**THE TASK**.
Extract the full listing verbatim and drop any pictures from your copy.
* * *
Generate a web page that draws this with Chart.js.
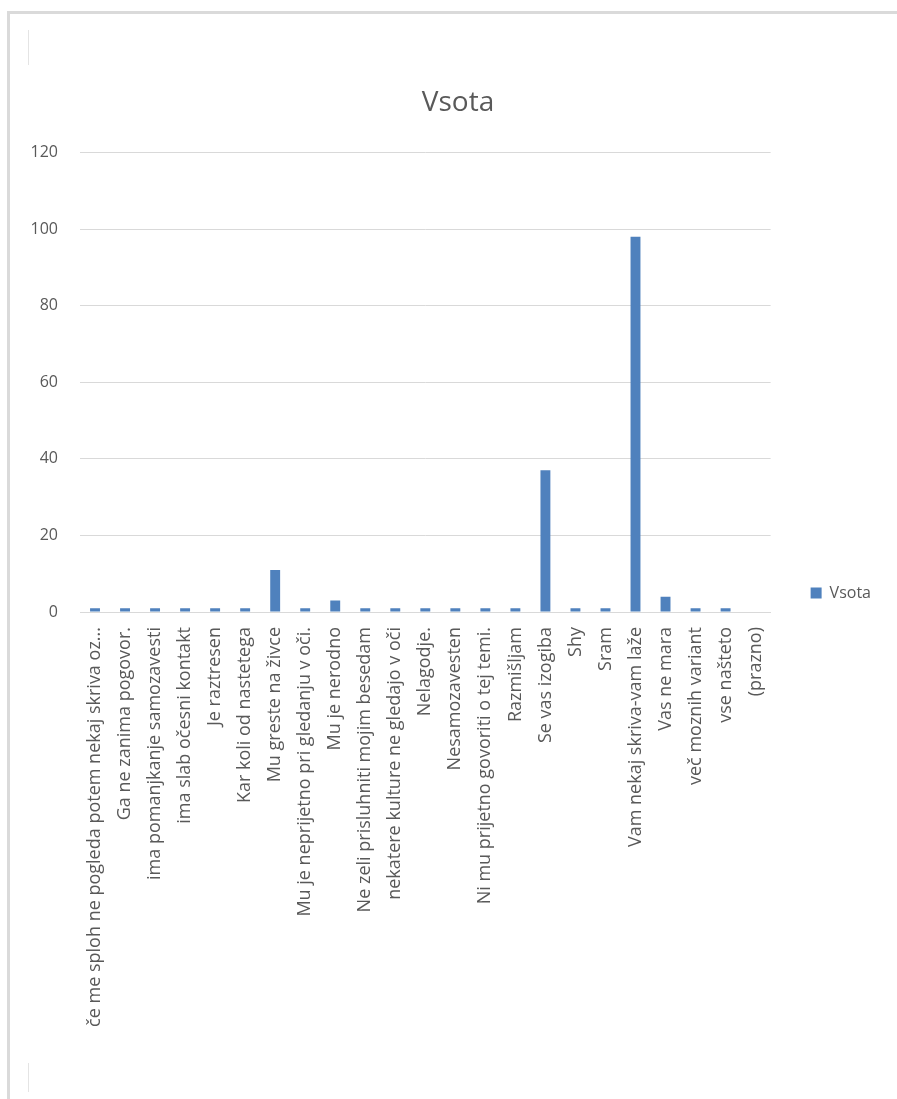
<!DOCTYPE html>
<html>
<head>
<meta charset="utf-8">
<title>Vsota</title>
<script src="https://cdn.jsdelivr.net/npm/chart.js@4/dist/chart.umd.min.js"></script>
<style>
    html, body { margin: 0; padding: 0; background: #fff; overflow: hidden; }
    .frame {
        position: absolute; left: 7px; top: 11px; width: 1000px; height: 1200px;
        border-left: 3px solid #dadada; border-top: 3px solid #dadada;
    }
    .mark { position: absolute; left: 28px; width: 1px; background: #e4e4e4; }
    #vsotaChart { position: absolute; left: 0; top: 0; }
</style>
</head>
<body>
<div class="frame"></div>
<div class="mark" style="top: 30px; height: 35px;"></div>
<div class="mark" style="top: 1063px; height: 29px;"></div>
<canvas id="vsotaChart" width="916" height="1099"></canvas>

<script>
// kategorije (odgovori) in vsote
const categories = [
    'če me sploh ne pogleda potem nekaj skriva oz...',
    'Ga ne zanima pogovor.',
    'ima pomanjkanje samozavesti',
    'ima slab očesni kontakt',
    'Je raztresen',
    'Kar koli od nastetega',
    'Mu greste na živce',
    'Mu je neprijetno pri gledanju v oči.',
    'Mu je nerodno',
    'Ne zeli prisluhniti mojim besedam',
    'nekatere kulture ne gledajo v oči',
    'Nelagodje.',
    'Nesamozavesten',
    'Ni mu prijetno govoriti o tej temi.',
    'Razmišljam',
    'Se vas izogiba',
    'Shy',
    'Sram',
    'Vam nekaj skriva-vam laže',
    'Vas ne mara',
    'več moznih variant',
    'vse našteto',
    '(prazno)'
];
const vsota = [1, 1, 1, 1, 1, 1, 11, 1, 3, 1, 1, 1, 1, 1, 1, 37, 1, 1, 98, 4, 1, 1, null];

const yMin = 0;
const yMax = 120;
const yStep = 20;

const textColor = '#595959';
const gridColor = '#d9d9d9';
const barColor = '#4f81bd';

document.addEventListener('DOMContentLoaded', function() {
    createVsotaChart();
});

function createVsotaChart() {
    const ctx = document.getElementById('vsotaChart').getContext('2d');

    const chart = new Chart(ctx, {
        type: 'bar',
        data: {
            labels: categories,
            datasets: [{
                label: 'Vsota',
                data: vsota,
                backgroundColor: barColor,
                borderWidth: 0,
                barPercentage: 0.33,
                categoryPercentage: 1
            }]
        },
        options: {
            responsive: false,
            animation: false,
            layout: { padding: 0 },
            scales: {
                x: {
                    grid: { display: false, drawTicks: false },
                    border: { display: true, color: gridColor },
                    ticks: {
                        autoSkip: false,
                        minRotation: 90,
                        maxRotation: 90,
                        padding: 15,
                        color: textColor,
                        font: { family: '"Open Sans", sans-serif', size: 18 }
                    },
                    afterFit: function(scale) { scale.height = 487; }
                },
                y: {
                    min: yMin,
                    max: yMax,
                    grid: { color: gridColor, drawTicks: false },
                    border: { display: false },
                    ticks: {
                        stepSize: yStep,
                        padding: 22,
                        color: textColor,
                        font: { family: '"Open Sans", sans-serif', size: 16 }
                    },
                    afterFit: function(scale) { scale.width = 80; }
                },
                // prazen prostor med grafom in legendo
                gapInner: {
                    type: 'linear',
                    position: 'right',
                    weight: 0,
                    grid: { display: false, drawTicks: false },
                    border: { display: false },
                    ticks: { display: false },
                    afterFit: function(scale) { scale.width = 29; }
                },
                gapOuter: {
                    type: 'linear',
                    position: 'right',
                    weight: 2000,
                    grid: { display: false, drawTicks: false },
                    border: { display: false },
                    ticks: { display: false },
                    afterFit: function(scale) { scale.width = 35; }
                }
            },
            plugins: {
                title: {
                    display: true,
                    text: 'Vsota',
                    color: textColor,
                    font: { family: '"Open Sans", sans-serif', size: 28, weight: 'normal' },
                    padding: { top: 86, bottom: 33 }
                },
                legend: {
                    display: true,
                    position: 'right',
                    align: 'end',
                    fullSize: false,
                    labels: {
                        boxWidth: 11,
                        boxHeight: 11,
                        padding: 11,
                        color: textColor,
                        font: { family: '"Open Sans", sans-serif', size: 16 }
                    }
                },
                tooltip: { enabled: false }
            }
        }
    });
}
</script>
</body>
</html>
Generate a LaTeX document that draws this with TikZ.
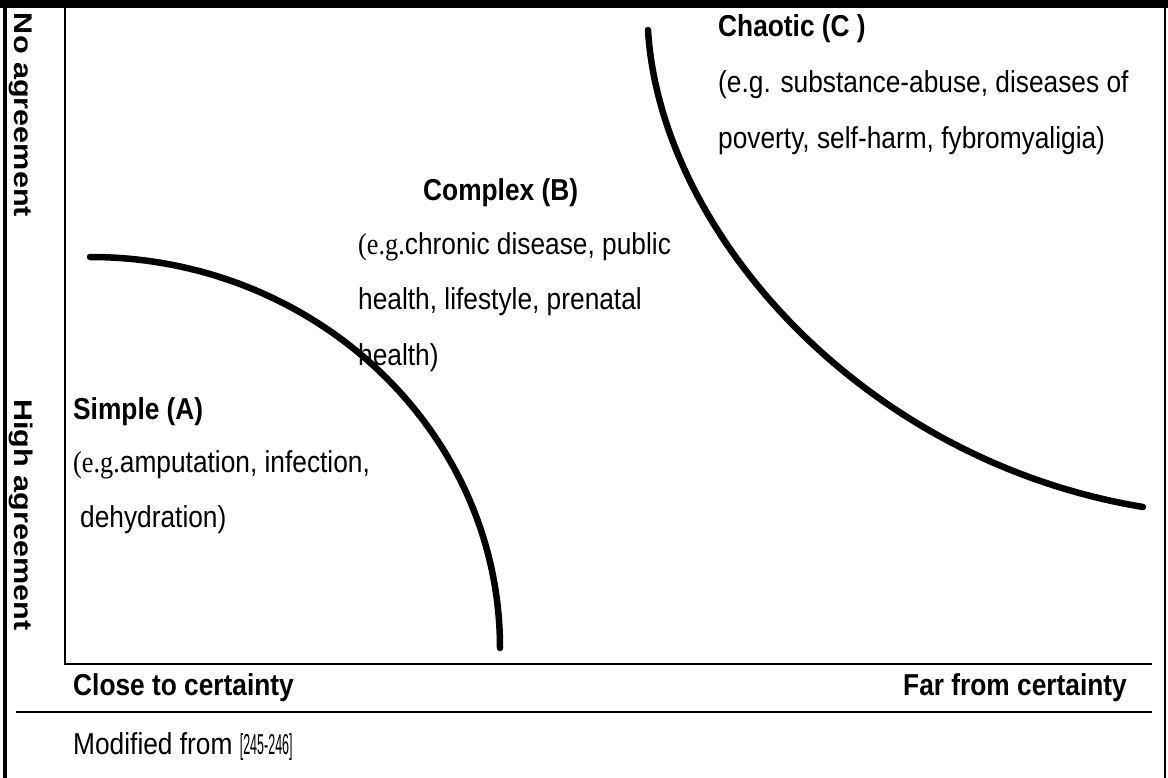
* * *
**EXERCISE ANSWER**.
Generate a web page that draws this with Chart.js.
<!DOCTYPE html>
<html>
<head>
<meta charset="utf-8">
<title>Vsota</title>
<script src="https://cdn.jsdelivr.net/npm/chart.js@4/dist/chart.umd.min.js"></script>
<style>
    html, body { margin: 0; padding: 0; background: #fff; overflow: hidden; }
    .frame {
        position: absolute; left: 7px; top: 11px; width: 1000px; height: 1200px;
        border-left: 3px solid #dadada; border-top: 3px solid #dadada;
    }
    .mark { position: absolute; left: 28px; width: 1px; background: #e4e4e4; }
    #vsotaChart { position: absolute; left: 0; top: 0; }
</style>
</head>
<body>
<div class="frame"></div>
<div class="mark" style="top: 30px; height: 35px;"></div>
<div class="mark" style="top: 1063px; height: 29px;"></div>
<canvas id="vsotaChart" width="916" height="1099"></canvas>

<script>
// kategorije (odgovori) in vsote
const categories = [
    'če me sploh ne pogleda potem nekaj skriva oz...',
    'Ga ne zanima pogovor.',
    'ima pomanjkanje samozavesti',
    'ima slab očesni kontakt',
    'Je raztresen',
    'Kar koli od nastetega',
    'Mu greste na živce',
    'Mu je neprijetno pri gledanju v oči.',
    'Mu je nerodno',
    'Ne zeli prisluhniti mojim besedam',
    'nekatere kulture ne gledajo v oči',
    'Nelagodje.',
    'Nesamozavesten',
    'Ni mu prijetno govoriti o tej temi.',
    'Razmišljam',
    'Se vas izogiba',
    'Shy',
    'Sram',
    'Vam nekaj skriva-vam laže',
    'Vas ne mara',
    'več moznih variant',
    'vse našteto',
    '(prazno)'
];
const vsota = [1, 1, 1, 1, 1, 1, 11, 1, 3, 1, 1, 1, 1, 1, 1, 37, 1, 1, 98, 4, 1, 1, null];

const yMin = 0;
const yMax = 120;
const yStep = 20;

const textColor = '#595959';
const gridColor = '#d9d9d9';
const barColor = '#4f81bd';

document.addEventListener('DOMContentLoaded', function() {
    createVsotaChart();
});

function createVsotaChart() {
    const ctx = document.getElementById('vsotaChart').getContext('2d');

    const chart = new Chart(ctx, {
        type: 'bar',
        data: {
            labels: categories,
            datasets: [{
                label: 'Vsota',
                data: vsota,
                backgroundColor: barColor,
                borderWidth: 0,
                barPercentage: 0.33,
                categoryPercentage: 1
            }]
        },
        options: {
            responsive: false,
            animation: false,
            layout: { padding: 0 },
            scales: {
                x: {
                    grid: { display: false, drawTicks: false },
                    border: { display: true, color: gridColor },
                    ticks: {
                        autoSkip: false,
                        minRotation: 90,
                        maxRotation: 90,
                        padding: 15,
                        color: textColor,
                        font: { family: '"Open Sans", sans-serif', size: 18 }
                    },
                    afterFit: function(scale) { scale.height = 487; }
                },
                y: {
                    min: yMin,
                    max: yMax,
                    grid: { color: gridColor, drawTicks: false },
                    border: { display: false },
                    ticks: {
                        stepSize: yStep,
                        padding: 22,
                        color: textColor,
                        font: { family: '"Open Sans", sans-serif', size: 16 }
                    },
                    afterFit: function(scale) { scale.width = 80; }
                },
                // prazen prostor med grafom in legendo
                gapInner: {
                    type: 'linear',
                    position: 'right',
                    weight: 0,
                    grid: { display: false, drawTicks: false },
                    border: { display: false },
                    ticks: { display: false },
                    afterFit: function(scale) { scale.width = 29; }
                },
                gapOuter: {
                    type: 'linear',
                    position: 'right',
                    weight: 2000,
                    grid: { display: false, drawTicks: false },
                    border: { display: false },
                    ticks: { display: false },
                    afterFit: function(scale) { scale.width = 35; }
                }
            },
            plugins: {
                title: {
                    display: true,
                    text: 'Vsota',
                    color: textColor,
                    font: { family: '"Open Sans", sans-serif', size: 28, weight: 'normal' },
                    padding: { top: 86, bottom: 33 }
                },
                legend: {
                    display: true,
                    position: 'right',
                    align: 'end',
                    fullSize: false,
                    labels: {
                        boxWidth: 11,
                        boxHeight: 11,
                        padding: 11,
                        color: textColor,
                        font: { family: '"Open Sans", sans-serif', size: 16 }
                    }
                },
                tooltip: { enabled: false }
            }
        }
    });
}
</script>
</body>
</html>
Generate a LaTeX document that draws this with TikZ.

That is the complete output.